Из России писали Волконской редко, не посылали всего о чём она просила. Это создавало чувство обиды на родных, отравляло и без того тяжелую жизнь. Как избавление приняли они весть о переводе заключенных в другую тюрьму, в Читу.
Чита
Николай был предусмотрителен. Уже 24 июля 1826 года начальник Главного Штаба Дибич писал проживавшему в Курске на покое бывшему командиру Северского Конно-Егерского полка, обрусевшему поляку Лепарскому: «М. Г. Станислав Романович! Государь Император… полагаясь на строгие правила чести и преданность Вашу престолу… намерен вверить Вам весьма важный… пост коменданта в Нерчинске, ибо государственные преступники, требующие особенно строгого и благоразумного надзора, по большей части будут находиться на работах в тамошних рудниках». Генерал, несмотря на свои 72 года, дал согласие. Трудно было отказаться от столь лестного зова, да к тому же его тяготили долги и новая, хорошо оплачиваемая должность давала возможность с ними расплатиться. Перед отъездом в Сибирь, царь принял его в Москве; он одевался во время этой аудиенции и целый час разговаривал со стариком. Содержания их беседы мы не знаем, но Лепарский, очевидно, получил от него самые подробные инструкции.
Этот старый кавалерист сыграл большую роль в судьбе декабристов. Хотел ли этого его повелитель? Николай еще совсем молодым человеком имел случай близко узнать Лепарского, живал у него в доме во время своих служебных поездок и в письмах к нему подписывался «ваш на веки», «ваш товарищ». Он знал, что Лепарский — требовательный, но добрый человек, что за 16 лет его командования полком ни один солдат не был оштрафован или наказан по суду. Он мог положиться и на его такт, и на его безусловную преданность себе. Очевидно, что царь не хотел излишней жестокости по отношению к декабристам. Он посылал их в дальнюю страну, страну забвения, чтобы они жили там, как тени в подземном царстве, без возврата в царство живых. Но жестокость и издевательства только напоминали бы о них, только вызывали бы к ним сочувствие, а он хотел и сам забыть и, главное, заставить всех других забыть о них.
Лепарский был еще бодрый старик, с тщательно зачесанными височками, с дряблыми пунцовыми щеками, молчаливый и хмурый. В противоположность сказке, на вид — это был волк, а по существу добрая и хитрая бабушка. Как бабушка, как старая ворчливая няня опекал он своих «питомцев».

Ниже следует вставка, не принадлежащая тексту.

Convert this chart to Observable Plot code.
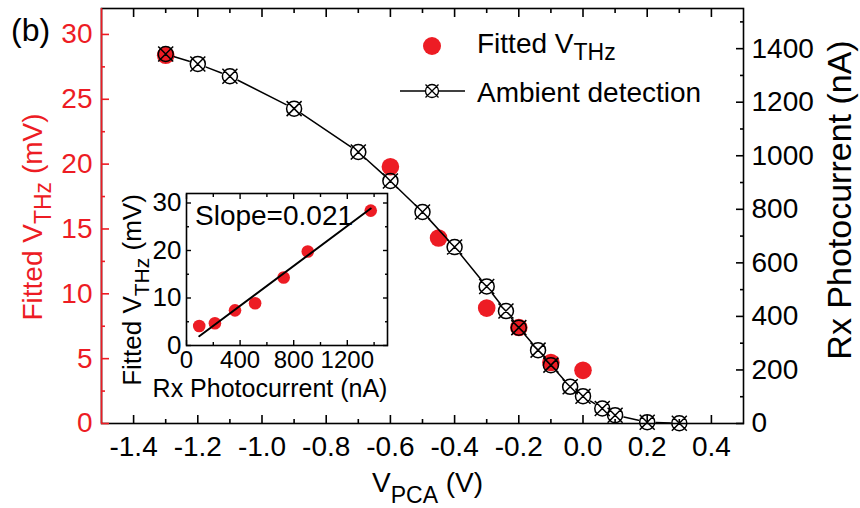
<!DOCTYPE html>
<html>
<head>
<meta charset="utf-8">
<script src="https://cdn.jsdelivr.net/npm/d3@7"></script>
<script src="https://cdn.jsdelivr.net/npm/@observablehq/plot@0.6"></script>
<style>
  html, body { margin: 0; padding: 0; background: #fff; }
  #chart { position: relative; width: 860px; height: 508px; font-family: "Liberation Sans", Arial, sans-serif; }
  #chart > svg { position: absolute; overflow: visible; }
</style>
</head>
<body>
<div id="chart"></div>
<script>
// Ambient detection: Rx photocurrent versus PCA bias
const biasV = [-1.3, -1.2, -1.1, -0.9, -0.7, -0.6, -0.5, -0.4, -0.3, -0.24, -0.2, -0.14, -0.1, -0.04, 0, 0.06, 0.1, 0.2, 0.3];
const rxCurrent = [1380, 1343, 1297, 1176, 1014, 906, 790, 659, 512, 420, 358, 274, 218, 137, 102, 56, 31, 5, 1];

// Fitted THz voltage at selected biases, and the Rx photocurrent at those points
const fitBiasV = [-1.3, -0.6, -0.45, -0.3, -0.2, -0.1, 0];
const fitVthz = [28.4, 19.8, 14.3, 8.9, 7.4, 4.7, 4.1];
const fitRxCurrent = [1375, 905, 725, 512, 362, 212, 95];
const fitSlope = 0.021;

// Axis domains and ticks
const xDomain = [-1.5, 0.5];
const vDomain = [0, 32];
const iDomain = [0, 1550];
const xTicks = [-1.4, -1.2, -1.0, -0.8, -0.6, -0.4, -0.2, 0.0, 0.2, 0.4];
const xMinor = [-1.3, -1.1, -0.9, -0.7, -0.5, -0.3, -0.1, 0.1, 0.3];
const vTicks = [0, 5, 10, 15, 20, 25, 30];
const vMinor = [2.5, 7.5, 12.5, 17.5, 22.5, 27.5];
const iTicks = [0, 200, 400, 600, 800, 1000, 1200, 1400];
const iMinor = [100, 300, 500, 700, 900, 1100, 1300, 1500];
const insetXDomain = [0, 1500];
const insetYDomain = [0, 32];
const insetXTicks = [0, 400, 800, 1200];
const insetXMinor = [200, 600, 1000, 1400];
const insetYTicks = [0, 10, 20, 30];
const insetYMinor = [5, 15, 25];

const red = "#ed1c24";
const fontFamily = "'Liberation Sans', Arial, sans-serif";

const ambient = biasV.map((v, i) => ({v, nA: rxCurrent[i]}));
const fitted = fitBiasV.map((v, i) => ({v, mV: fitVthz[i], nA: fitRxCurrent[i]}));
const segments = d3.pairs(ambient).map(([a, b]) => ({a, b}));

// least-squares intercept for the stated slope
const fitIntercept = d3.mean(fitted, d => d.mV) - fitSlope * d3.mean(fitted, d => d.nA);
const fitLine = d3.extent(fitted, d => d.nA).map(x => ({x, y: fitSlope * x + fitIntercept}));

// circle with a cross through it
const circleX = {
  draw(context, size) {
    const r = Math.sqrt(size / Math.PI);
    context.moveTo(r, 0);
    context.arc(0, 0, r, 0, 2 * Math.PI);
    context.moveTo(-r, -r); context.lineTo(r, r);
    context.moveTo(-r, r); context.lineTo(r, -r);
  }
};

const frameMargins = {marginTop: 8, marginRight: 117, marginBottom: 85, marginLeft: 101};
const baseStyle = {fontFamily, fontSize: "28px", background: "transparent", overflow: "visible", color: "black"};
const blank = () => "";
const plain = d => String(d);

// Left axis, frame, bottom/top ticks and fitted points
const mainPlot = Plot.plot({
  width: 860, height: 508, ...frameMargins,
  style: baseStyle,
  x: {domain: xDomain},
  y: {domain: vDomain},
  marks: [
    Plot.frame({stroke: "black", strokeWidth: 1.6}),
    Plot.ruleX([xDomain[0]], {stroke: red, strokeWidth: 1.6}),
    Plot.axisX({anchor: "bottom", ticks: xTicks, tickSize: 0, tickPadding: 13, tickFormat: d => d.toFixed(1), label: null}),
    Plot.axisX({anchor: "bottom", ticks: xTicks, tickSize: -8, tickFormat: blank, strokeWidth: 1.6, label: null}),
    Plot.axisX({anchor: "bottom", ticks: xMinor, tickSize: -4, tickFormat: blank, strokeWidth: 1.6, label: null}),
    Plot.axisX({anchor: "top", ticks: xTicks, tickSize: -8, tickFormat: blank, strokeWidth: 1.6, label: null}),
    Plot.axisX({anchor: "top", ticks: xMinor, tickSize: -4, tickFormat: blank, strokeWidth: 1.6, label: null}),
    Plot.axisY({anchor: "left", ticks: vTicks, tickSize: 0, tickPadding: 9, tickFormat: plain, color: red, label: null}),
    Plot.axisY({anchor: "left", ticks: vTicks, tickSize: -8, tickFormat: blank, color: red, strokeWidth: 1.6, label: null}),
    Plot.axisY({anchor: "left", ticks: vMinor, tickSize: -4, tickFormat: blank, color: red, strokeWidth: 1.6, label: null}),
    Plot.dot(fitted, {x: "v", y: "mV", r: 8.8, fill: red})
  ]
});

// Right axis and ambient detection curve
const rightPlot = Plot.plot({
  width: 860, height: 508, ...frameMargins,
  style: baseStyle,
  x: {domain: xDomain, axis: null},
  y: {domain: iDomain},
  marks: [
    Plot.axisY({anchor: "right", ticks: iTicks, tickSize: 0, tickPadding: 8, tickFormat: plain, label: null}),
    Plot.axisY({anchor: "right", ticks: iTicks, tickSize: -8, tickFormat: blank, strokeWidth: 1.6, label: null}),
    Plot.axisY({anchor: "right", ticks: iMinor, tickSize: -4, tickFormat: blank, strokeWidth: 1.6, label: null}),
    Plot.arrow(segments, {
      x1: d => d.a.v, y1: d => d.a.nA, x2: d => d.b.v, y2: d => d.b.nA,
      headLength: 0, insetStart: 9, insetEnd: 9, stroke: "black", strokeWidth: 1.5
    }),
    Plot.dot(ambient, {x: "v", y: "nA", r: 7.5, symbol: circleX, fill: "none", stroke: "black", strokeWidth: 1.5})
  ]
});

// Inset: fitted voltage versus Rx photocurrent
const insetBox = {left: 100, top: 180, width: 300, height: 220};
const insetPlot = Plot.plot({
  width: insetBox.width, height: insetBox.height,
  marginTop: 13, marginRight: 13, marginBottom: 55, marginLeft: 86,
  style: {...baseStyle, fontSize: "24px"},
  x: {domain: insetXDomain},
  y: {domain: insetYDomain},
  marks: [
    Plot.frame({stroke: "black", strokeWidth: 1.6}),
    Plot.axisX({anchor: "bottom", ticks: insetXTicks, tickSize: 0, tickPadding: 5, tickFormat: plain, label: null}),
    Plot.axisX({anchor: "bottom", ticks: insetXTicks, tickSize: -5, tickFormat: blank, strokeWidth: 1.4, label: null}),
    Plot.axisX({anchor: "bottom", ticks: insetXMinor, tickSize: -3, tickFormat: blank, strokeWidth: 1.4, label: null}),
    Plot.axisX({anchor: "top", ticks: insetXTicks, tickSize: -5, tickFormat: blank, strokeWidth: 1.4, label: null}),
    Plot.axisX({anchor: "top", ticks: insetXMinor, tickSize: -3, tickFormat: blank, strokeWidth: 1.4, label: null}),
    Plot.axisY({anchor: "left", ticks: insetYTicks, tickSize: 0, tickPadding: 5, tickFormat: plain, label: null, fontSize: 26}),
    Plot.axisY({anchor: "left", ticks: insetYTicks, tickSize: -5, tickFormat: blank, strokeWidth: 1.4, label: null}),
    Plot.axisY({anchor: "left", ticks: insetYMinor, tickSize: -3, tickFormat: blank, strokeWidth: 1.4, label: null}),
    Plot.axisY({anchor: "right", ticks: insetYTicks, tickSize: -5, tickFormat: blank, strokeWidth: 1.4, label: null}),
    Plot.axisY({anchor: "right", ticks: insetYMinor, tickSize: -3, tickFormat: blank, strokeWidth: 1.4, label: null}),
    Plot.dot(fitted, {x: "nA", y: "mV", r: 6.3, fill: red}),
    Plot.line(fitLine, {x: "x", y: "y", stroke: "black", strokeWidth: 2})
  ]
});

// Titles, legend and panel tag
const ann = d3.create("svg").attr("width", 860).attr("height", 508)
  .style("font-family", fontFamily).style("font-size", "28px");

function label(parent, {x, y, rotate = 0, anchor = "start", fill = "black", size = 28, subSize = 23, shift = 9, parts}) {
  const t = parent.append("text")
    .attr("transform", `translate(${x},${y}) rotate(${rotate})`)
    .attr("text-anchor", anchor).attr("fill", fill).attr("font-size", size);
  let down = 0;
  for (const p of parts) {
    const sub = Array.isArray(p);
    const txt = sub ? p[0] : p;
    const target = sub ? shift : 0;
    t.append("tspan").attr("dy", target - down).attr("font-size", sub ? subSize : size)
      .attr("xml:space", "preserve").text(txt);
    down = target;
  }
  return t;
}

label(ann, {x: 11, y: 41, size: 32, parts: ["(b)"]});
label(ann, {x: 42, y: 217, rotate: -90, anchor: "middle", fill: red, parts: ["Fitted V", ["THz"], " (mV)"]});
label(ann, {x: 372, y: 492, parts: ["V", ["PCA"], " (V)"], shift: 11});
label(ann, {x: 851, y: 200, rotate: -90, anchor: "middle", size: 34, parts: ["Rx Photocurrent (nA)"]});

// legend
ann.append("circle").attr("cx", 432).attr("cy", 46).attr("r", 9).attr("fill", red);
label(ann, {x: 477, y: 53, parts: ["Fitted V", ["THz"]], shift: 7});
ann.append("line").attr("x1", 400).attr("x2", 465).attr("y1", 91).attr("y2", 91).attr("stroke", "black").attr("stroke-width", 1.5);
ann.append("path").attr("transform", "translate(432,91)")
  .attr("d", d3.symbol(circleX, Math.PI * 6.5 * 6.5)())
  .attr("fill", "white").attr("stroke", "black").attr("stroke-width", 1.3);
label(ann, {x: 477, y: 102, parts: ["Ambient detection"]});

// inset annotations
label(ann, {x: 195, y: 225, parts: ["Slope=0.021"]});
label(ann, {x: 270, y: 397, anchor: "middle", size: 25, parts: ["Rx Photocurrent (nA)"]});
label(ann, {x: 141, y: 290, rotate: -90, anchor: "middle", size: 26, subSize: 21, shift: 8, parts: ["Fitted V", ["THz"], " (mV)"]});

const chart = document.getElementById("chart");
function place(node, left, top) {
  node.style.left = left + "px";
  node.style.top = top + "px";
  chart.appendChild(node);
}
place(mainPlot, 0, 0);
place(rightPlot, 0, 0);
place(insetPlot, insetBox.left, insetBox.top);
place(ann.node(), 0, 0);
</script>
</body>
</html>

Сначала правительство предполагало построить специальную тюрьму для декабристов в Акатуе, где находятся серебряные рудники. Там уже заложили фундамент для неё, но Лепарский сумел убедить власти, что Акатуй место чрезвычайно вредное для здоровья и что ссылка туда декабристов равносильна осуждению их на смерть. Этим он действительно спас их. Надо было выбрать другое место. Он предложил Читу.

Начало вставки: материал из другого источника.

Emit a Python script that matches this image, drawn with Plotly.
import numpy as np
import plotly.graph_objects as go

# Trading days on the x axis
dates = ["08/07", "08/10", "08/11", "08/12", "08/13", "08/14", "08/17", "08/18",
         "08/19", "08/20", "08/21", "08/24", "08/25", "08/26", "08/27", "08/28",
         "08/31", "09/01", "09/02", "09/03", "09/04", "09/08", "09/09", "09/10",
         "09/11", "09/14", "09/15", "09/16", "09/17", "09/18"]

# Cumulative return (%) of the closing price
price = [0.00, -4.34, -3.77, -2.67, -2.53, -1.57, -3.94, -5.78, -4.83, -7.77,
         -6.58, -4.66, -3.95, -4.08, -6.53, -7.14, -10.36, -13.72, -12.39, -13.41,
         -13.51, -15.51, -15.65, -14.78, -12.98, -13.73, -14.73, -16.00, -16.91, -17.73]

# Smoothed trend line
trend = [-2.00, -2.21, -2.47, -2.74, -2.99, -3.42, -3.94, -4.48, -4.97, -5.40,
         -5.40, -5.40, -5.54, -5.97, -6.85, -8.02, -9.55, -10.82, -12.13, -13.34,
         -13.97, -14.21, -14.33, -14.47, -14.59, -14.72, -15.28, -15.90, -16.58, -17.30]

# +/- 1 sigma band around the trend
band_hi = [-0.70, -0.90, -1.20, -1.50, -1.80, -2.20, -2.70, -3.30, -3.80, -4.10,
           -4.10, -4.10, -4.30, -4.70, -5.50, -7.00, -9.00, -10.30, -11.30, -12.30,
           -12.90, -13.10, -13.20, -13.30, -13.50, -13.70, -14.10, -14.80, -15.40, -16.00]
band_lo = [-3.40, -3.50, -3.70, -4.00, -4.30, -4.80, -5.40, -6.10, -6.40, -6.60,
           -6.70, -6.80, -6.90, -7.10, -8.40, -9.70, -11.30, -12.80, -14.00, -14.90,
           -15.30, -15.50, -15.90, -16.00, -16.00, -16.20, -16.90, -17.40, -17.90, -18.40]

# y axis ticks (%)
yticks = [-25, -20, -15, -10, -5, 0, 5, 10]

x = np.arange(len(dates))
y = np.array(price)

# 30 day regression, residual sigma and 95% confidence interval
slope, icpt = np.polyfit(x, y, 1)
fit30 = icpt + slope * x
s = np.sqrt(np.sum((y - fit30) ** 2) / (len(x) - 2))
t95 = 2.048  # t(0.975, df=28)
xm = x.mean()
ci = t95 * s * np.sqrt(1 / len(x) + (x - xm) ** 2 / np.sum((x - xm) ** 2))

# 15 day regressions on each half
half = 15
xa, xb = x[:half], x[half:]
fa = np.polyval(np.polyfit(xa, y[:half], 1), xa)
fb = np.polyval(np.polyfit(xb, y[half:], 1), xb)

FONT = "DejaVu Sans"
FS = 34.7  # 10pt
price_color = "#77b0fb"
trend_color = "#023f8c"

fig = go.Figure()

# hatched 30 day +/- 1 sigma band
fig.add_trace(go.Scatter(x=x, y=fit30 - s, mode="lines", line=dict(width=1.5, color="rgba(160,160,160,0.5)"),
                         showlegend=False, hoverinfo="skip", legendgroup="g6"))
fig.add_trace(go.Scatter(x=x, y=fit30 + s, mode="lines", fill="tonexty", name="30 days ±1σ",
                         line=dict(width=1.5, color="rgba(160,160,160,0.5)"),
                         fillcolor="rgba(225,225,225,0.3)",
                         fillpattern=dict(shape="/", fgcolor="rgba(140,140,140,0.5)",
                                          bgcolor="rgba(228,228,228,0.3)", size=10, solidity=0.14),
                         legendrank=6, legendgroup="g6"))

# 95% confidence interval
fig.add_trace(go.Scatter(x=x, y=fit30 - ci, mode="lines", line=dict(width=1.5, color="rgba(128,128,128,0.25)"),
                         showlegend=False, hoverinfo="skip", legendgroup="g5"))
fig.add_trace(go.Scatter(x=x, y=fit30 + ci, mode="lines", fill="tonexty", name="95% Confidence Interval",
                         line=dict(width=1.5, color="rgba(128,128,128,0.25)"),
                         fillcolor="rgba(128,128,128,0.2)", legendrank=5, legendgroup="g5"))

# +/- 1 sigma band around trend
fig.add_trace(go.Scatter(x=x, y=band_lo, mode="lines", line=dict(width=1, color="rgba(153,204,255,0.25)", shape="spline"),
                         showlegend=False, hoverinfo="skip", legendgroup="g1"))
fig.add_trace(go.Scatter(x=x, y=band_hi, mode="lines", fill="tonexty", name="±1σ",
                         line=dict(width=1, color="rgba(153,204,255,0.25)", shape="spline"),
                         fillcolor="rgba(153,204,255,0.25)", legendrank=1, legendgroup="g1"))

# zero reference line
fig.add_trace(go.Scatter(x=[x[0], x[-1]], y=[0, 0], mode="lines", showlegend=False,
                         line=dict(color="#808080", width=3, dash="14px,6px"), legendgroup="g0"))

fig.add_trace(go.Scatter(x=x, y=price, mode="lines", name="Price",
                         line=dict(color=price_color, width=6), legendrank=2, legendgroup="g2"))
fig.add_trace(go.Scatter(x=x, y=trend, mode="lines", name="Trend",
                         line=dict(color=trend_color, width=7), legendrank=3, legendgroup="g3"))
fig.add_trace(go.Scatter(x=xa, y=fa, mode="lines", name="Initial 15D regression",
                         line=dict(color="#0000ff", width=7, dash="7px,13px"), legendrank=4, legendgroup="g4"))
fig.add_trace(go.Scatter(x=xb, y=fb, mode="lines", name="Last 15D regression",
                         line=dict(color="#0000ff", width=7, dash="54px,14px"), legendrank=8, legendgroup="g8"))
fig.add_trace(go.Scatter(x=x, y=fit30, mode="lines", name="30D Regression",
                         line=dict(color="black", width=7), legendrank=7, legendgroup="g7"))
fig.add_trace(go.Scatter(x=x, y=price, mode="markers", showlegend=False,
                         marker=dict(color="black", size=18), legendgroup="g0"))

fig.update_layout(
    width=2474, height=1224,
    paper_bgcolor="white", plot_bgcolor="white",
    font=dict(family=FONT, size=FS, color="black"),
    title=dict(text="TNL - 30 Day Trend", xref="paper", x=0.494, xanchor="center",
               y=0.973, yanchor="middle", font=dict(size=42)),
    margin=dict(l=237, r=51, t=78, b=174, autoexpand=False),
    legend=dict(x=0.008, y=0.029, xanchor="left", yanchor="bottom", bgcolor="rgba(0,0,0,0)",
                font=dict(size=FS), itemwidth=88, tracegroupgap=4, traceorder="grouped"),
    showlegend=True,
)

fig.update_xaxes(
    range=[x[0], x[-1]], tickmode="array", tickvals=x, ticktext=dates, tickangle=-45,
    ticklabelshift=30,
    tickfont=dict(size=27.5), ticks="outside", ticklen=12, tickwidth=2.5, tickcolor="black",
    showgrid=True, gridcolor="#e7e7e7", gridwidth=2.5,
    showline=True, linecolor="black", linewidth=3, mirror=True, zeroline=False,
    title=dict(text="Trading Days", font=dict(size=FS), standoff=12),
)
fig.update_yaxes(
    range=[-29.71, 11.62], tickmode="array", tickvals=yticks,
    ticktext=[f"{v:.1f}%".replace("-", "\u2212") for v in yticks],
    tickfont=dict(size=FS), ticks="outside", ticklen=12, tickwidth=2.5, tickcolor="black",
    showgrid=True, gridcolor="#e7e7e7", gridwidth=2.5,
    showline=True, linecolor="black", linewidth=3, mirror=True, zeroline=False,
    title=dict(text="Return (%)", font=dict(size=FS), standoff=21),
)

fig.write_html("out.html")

Чита расположена за Байкалом, близ почтовой дороги, ведущей в Нерчинск, в живописной долине, образуемой двумя небольшими реками, Читой и Ингодой и окаймленной невысокими сибирскими горами. На север от неё лежит красивое Ононское озеро. Климат в этой местности здоровый. Зимою стоят большие, тридцатиградусные морозы» лето же короткое, пятинедельное: даже в июне еще бывают по ночам морозы, а в конце июля снова наступают темные осенние ночи с ранними заморозками. Но в эти короткие недели с огромной силой поспевают хлеба, произрастают овощи, расцветают яркие сибирские цветы, так что вся долина превращается в настоящий цветник. Особенно много там самых разнообразных луковичных растений.
В 1827 году Чита была маленьким поселением с ветхою церковью и двумя десятками маленьких деревянных домиков. Тут то Лепарский перестроил и приспособил для поселения декабристов старый казачий острог. Тут же стал он строить и другую, большую тюрьму. В Читу сначала с Нерчинских заводов, а потом из русских и финляндских крепостей стали свозить заключенных. Сюда же приехали девять «русских женщин», жен декабристов, решившихся разделить их участь.